Data provided:
····················

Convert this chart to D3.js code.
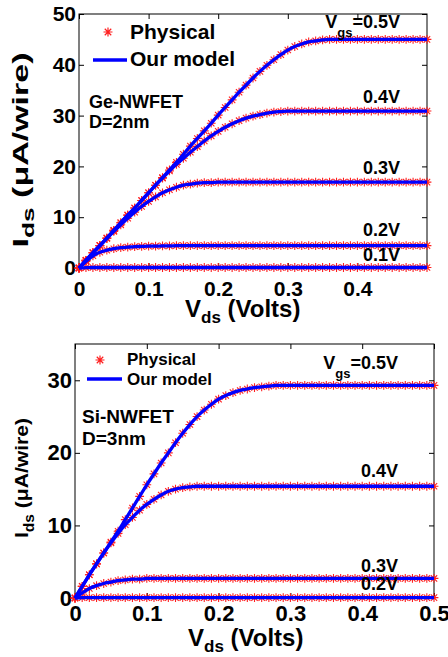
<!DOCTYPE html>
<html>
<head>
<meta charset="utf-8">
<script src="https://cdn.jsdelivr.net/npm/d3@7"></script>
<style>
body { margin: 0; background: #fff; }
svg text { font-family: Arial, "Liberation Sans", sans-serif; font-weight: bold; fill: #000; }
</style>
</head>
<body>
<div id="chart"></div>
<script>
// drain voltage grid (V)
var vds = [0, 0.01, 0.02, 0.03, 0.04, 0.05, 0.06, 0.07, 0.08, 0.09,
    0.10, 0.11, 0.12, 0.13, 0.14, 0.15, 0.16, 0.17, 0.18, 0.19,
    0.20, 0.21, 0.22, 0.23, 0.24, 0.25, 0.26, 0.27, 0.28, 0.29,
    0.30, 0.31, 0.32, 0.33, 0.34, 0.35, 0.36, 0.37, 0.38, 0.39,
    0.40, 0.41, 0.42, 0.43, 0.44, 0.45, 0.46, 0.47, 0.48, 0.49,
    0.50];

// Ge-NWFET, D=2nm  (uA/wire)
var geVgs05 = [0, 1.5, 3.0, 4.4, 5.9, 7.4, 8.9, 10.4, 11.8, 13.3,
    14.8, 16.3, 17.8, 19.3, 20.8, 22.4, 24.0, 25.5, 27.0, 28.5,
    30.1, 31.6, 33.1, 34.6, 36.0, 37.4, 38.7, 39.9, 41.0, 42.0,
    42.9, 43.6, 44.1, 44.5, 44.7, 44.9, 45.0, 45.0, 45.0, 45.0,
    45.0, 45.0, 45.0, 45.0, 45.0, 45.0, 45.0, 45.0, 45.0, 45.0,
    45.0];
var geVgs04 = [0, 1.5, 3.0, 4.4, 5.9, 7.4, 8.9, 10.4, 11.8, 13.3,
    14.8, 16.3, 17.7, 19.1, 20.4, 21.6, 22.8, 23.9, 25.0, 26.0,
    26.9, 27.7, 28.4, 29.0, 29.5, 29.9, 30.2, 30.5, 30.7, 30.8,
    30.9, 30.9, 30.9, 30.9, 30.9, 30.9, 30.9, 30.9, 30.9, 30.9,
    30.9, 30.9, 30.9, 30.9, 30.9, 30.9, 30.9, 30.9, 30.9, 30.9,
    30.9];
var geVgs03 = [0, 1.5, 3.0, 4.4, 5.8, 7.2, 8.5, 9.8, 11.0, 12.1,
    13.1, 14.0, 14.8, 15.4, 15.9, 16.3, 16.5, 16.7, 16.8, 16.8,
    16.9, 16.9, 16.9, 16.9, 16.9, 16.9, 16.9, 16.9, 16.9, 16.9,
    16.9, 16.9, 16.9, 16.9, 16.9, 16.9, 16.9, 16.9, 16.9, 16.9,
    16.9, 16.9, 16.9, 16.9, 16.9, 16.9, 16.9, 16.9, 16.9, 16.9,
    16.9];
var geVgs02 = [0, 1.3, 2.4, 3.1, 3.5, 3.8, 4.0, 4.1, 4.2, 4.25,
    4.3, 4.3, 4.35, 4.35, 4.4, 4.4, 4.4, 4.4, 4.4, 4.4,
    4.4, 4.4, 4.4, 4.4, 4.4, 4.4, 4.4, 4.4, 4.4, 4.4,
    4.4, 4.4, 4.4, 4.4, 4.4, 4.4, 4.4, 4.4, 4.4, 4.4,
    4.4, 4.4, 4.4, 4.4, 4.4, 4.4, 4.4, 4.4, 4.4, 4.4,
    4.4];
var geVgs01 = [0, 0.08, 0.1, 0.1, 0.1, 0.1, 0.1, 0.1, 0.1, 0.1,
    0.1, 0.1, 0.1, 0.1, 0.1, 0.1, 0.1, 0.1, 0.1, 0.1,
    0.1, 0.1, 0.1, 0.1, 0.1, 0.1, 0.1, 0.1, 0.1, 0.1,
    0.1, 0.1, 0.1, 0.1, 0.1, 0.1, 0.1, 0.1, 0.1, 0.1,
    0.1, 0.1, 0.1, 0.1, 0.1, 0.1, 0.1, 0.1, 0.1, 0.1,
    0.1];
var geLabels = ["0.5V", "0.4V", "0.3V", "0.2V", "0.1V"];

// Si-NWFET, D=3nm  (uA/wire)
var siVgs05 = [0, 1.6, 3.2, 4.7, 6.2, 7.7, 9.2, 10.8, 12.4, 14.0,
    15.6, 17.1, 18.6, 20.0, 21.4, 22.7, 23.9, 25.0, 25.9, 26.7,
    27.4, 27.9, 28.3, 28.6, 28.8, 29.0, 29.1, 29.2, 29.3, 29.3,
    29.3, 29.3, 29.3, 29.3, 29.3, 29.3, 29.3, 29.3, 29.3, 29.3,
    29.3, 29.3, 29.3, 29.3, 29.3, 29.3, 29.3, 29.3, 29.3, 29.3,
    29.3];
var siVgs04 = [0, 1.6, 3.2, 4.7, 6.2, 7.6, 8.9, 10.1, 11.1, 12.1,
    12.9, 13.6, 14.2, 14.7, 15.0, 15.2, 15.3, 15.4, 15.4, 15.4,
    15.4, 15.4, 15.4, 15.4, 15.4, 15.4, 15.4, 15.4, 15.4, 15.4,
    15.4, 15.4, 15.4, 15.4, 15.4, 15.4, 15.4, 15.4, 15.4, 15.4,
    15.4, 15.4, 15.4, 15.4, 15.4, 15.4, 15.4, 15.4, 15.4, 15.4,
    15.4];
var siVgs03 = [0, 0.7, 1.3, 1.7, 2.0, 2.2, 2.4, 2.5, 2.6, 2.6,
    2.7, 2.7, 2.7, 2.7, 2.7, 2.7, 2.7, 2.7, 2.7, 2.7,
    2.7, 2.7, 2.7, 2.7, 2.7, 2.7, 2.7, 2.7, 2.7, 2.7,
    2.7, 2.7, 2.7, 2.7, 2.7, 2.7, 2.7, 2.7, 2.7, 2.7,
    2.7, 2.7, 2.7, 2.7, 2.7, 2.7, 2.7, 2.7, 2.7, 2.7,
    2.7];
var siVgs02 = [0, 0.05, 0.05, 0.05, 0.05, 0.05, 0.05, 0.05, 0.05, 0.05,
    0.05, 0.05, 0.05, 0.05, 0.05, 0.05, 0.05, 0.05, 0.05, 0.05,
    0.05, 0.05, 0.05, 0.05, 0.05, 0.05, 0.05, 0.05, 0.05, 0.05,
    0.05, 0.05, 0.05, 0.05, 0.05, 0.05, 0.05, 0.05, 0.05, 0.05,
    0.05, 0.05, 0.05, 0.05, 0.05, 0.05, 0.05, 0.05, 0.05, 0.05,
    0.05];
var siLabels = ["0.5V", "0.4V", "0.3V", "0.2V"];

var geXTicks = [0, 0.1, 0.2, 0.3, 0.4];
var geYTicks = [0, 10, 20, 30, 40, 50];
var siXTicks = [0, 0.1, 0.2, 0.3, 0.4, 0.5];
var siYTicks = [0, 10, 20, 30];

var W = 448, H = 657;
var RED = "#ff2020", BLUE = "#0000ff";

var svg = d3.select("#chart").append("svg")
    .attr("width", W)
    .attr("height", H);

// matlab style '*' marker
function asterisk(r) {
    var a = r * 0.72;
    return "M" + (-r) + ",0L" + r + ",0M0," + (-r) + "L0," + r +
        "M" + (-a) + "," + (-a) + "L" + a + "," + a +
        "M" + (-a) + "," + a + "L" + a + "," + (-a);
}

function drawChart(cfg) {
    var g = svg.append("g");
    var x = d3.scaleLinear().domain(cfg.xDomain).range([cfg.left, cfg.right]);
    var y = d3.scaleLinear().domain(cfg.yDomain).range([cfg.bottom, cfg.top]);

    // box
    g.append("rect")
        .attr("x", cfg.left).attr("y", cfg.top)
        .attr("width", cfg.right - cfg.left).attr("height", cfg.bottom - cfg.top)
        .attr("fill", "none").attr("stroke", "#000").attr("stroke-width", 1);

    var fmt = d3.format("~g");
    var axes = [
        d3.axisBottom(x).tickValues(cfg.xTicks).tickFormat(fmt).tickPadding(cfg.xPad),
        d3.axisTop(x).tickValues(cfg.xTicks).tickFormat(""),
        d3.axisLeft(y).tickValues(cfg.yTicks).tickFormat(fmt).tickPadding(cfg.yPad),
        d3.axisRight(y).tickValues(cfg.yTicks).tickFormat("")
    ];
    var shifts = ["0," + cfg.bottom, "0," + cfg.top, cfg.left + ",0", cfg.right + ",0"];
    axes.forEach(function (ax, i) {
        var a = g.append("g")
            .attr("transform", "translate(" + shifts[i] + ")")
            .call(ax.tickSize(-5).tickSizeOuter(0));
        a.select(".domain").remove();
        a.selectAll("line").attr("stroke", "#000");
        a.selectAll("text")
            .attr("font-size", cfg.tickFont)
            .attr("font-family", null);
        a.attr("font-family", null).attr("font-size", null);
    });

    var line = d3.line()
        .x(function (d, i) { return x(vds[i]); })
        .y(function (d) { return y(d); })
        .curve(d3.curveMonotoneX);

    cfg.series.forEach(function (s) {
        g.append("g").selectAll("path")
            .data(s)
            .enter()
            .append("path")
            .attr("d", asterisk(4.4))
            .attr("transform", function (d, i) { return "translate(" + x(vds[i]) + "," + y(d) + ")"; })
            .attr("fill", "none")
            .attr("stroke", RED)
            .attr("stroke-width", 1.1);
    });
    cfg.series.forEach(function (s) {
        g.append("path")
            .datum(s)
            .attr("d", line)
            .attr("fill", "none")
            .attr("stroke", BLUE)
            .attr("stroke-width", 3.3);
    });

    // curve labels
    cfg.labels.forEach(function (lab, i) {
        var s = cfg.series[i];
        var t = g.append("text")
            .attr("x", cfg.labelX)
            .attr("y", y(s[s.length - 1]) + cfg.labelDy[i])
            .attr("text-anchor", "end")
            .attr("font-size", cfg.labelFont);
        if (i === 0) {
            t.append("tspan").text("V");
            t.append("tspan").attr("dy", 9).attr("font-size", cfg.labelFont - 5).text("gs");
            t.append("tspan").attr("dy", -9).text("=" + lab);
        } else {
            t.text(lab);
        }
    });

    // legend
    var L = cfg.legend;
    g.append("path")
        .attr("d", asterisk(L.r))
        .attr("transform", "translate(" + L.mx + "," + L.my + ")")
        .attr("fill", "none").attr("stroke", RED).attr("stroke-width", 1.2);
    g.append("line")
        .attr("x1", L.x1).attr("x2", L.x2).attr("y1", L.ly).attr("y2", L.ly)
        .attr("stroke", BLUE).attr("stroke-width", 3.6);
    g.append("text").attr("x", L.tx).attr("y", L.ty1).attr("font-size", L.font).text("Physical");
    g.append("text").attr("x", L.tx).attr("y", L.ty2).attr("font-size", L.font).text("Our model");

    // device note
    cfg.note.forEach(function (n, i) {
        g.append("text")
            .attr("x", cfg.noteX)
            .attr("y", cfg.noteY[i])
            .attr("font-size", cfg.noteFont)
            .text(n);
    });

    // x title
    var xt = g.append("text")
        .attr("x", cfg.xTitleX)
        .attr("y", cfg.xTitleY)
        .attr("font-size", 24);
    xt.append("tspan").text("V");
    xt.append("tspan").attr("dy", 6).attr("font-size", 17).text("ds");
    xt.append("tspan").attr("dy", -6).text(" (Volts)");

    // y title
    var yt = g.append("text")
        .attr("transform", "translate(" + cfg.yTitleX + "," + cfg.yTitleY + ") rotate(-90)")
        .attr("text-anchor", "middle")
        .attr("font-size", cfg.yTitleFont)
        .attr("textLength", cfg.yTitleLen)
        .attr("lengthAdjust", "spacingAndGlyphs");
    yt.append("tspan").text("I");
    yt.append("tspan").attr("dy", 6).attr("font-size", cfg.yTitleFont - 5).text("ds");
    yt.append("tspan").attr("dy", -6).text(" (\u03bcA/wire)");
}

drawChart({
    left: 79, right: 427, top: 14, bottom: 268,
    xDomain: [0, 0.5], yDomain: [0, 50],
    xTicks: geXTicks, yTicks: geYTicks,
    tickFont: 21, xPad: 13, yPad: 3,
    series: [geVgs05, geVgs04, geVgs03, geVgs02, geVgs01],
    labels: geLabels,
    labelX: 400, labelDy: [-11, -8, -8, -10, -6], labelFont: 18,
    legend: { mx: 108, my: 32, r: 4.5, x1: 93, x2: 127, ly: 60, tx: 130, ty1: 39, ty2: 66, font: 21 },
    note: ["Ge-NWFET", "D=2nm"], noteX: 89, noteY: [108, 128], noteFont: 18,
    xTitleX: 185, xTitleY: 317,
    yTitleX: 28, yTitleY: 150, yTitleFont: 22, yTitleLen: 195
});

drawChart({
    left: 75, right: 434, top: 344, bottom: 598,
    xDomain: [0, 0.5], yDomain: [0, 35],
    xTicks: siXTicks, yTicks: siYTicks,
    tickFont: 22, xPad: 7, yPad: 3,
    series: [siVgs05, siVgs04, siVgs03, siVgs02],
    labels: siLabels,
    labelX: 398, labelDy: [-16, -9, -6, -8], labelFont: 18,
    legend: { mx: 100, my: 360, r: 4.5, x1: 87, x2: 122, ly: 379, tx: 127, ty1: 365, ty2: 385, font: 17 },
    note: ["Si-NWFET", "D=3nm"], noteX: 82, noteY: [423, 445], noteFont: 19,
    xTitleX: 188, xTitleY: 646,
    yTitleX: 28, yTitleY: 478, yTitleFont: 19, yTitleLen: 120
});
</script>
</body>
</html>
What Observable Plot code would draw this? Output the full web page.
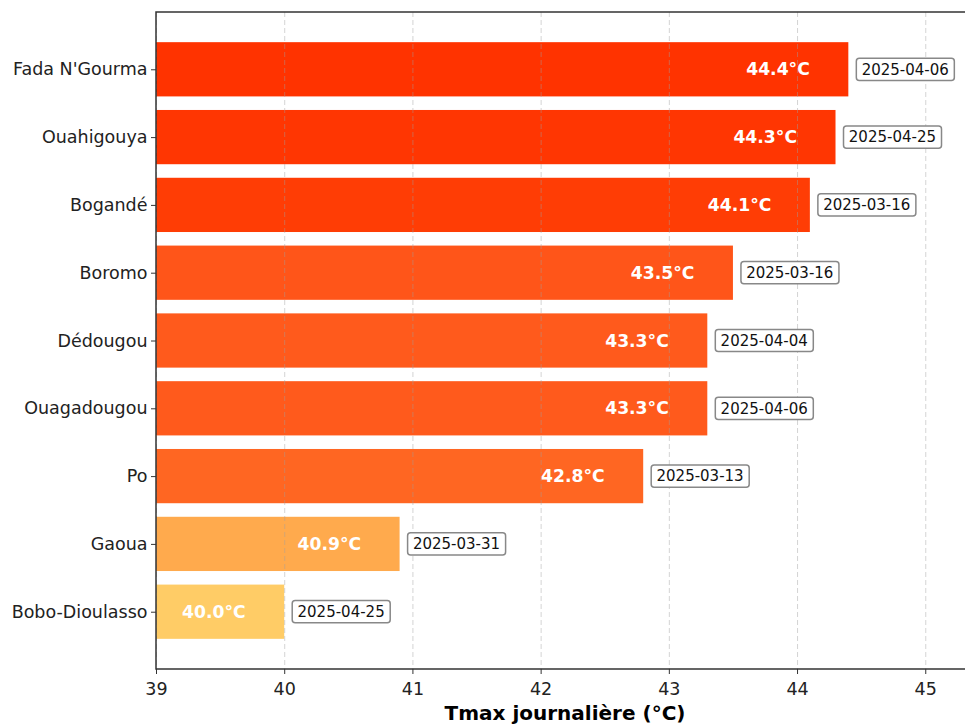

····················

Search the records for the word "this". Copy every line that has it.

Written answer:
Convert this chart to D3.js code.
What Observable Plot code would draw this? Output the full web page.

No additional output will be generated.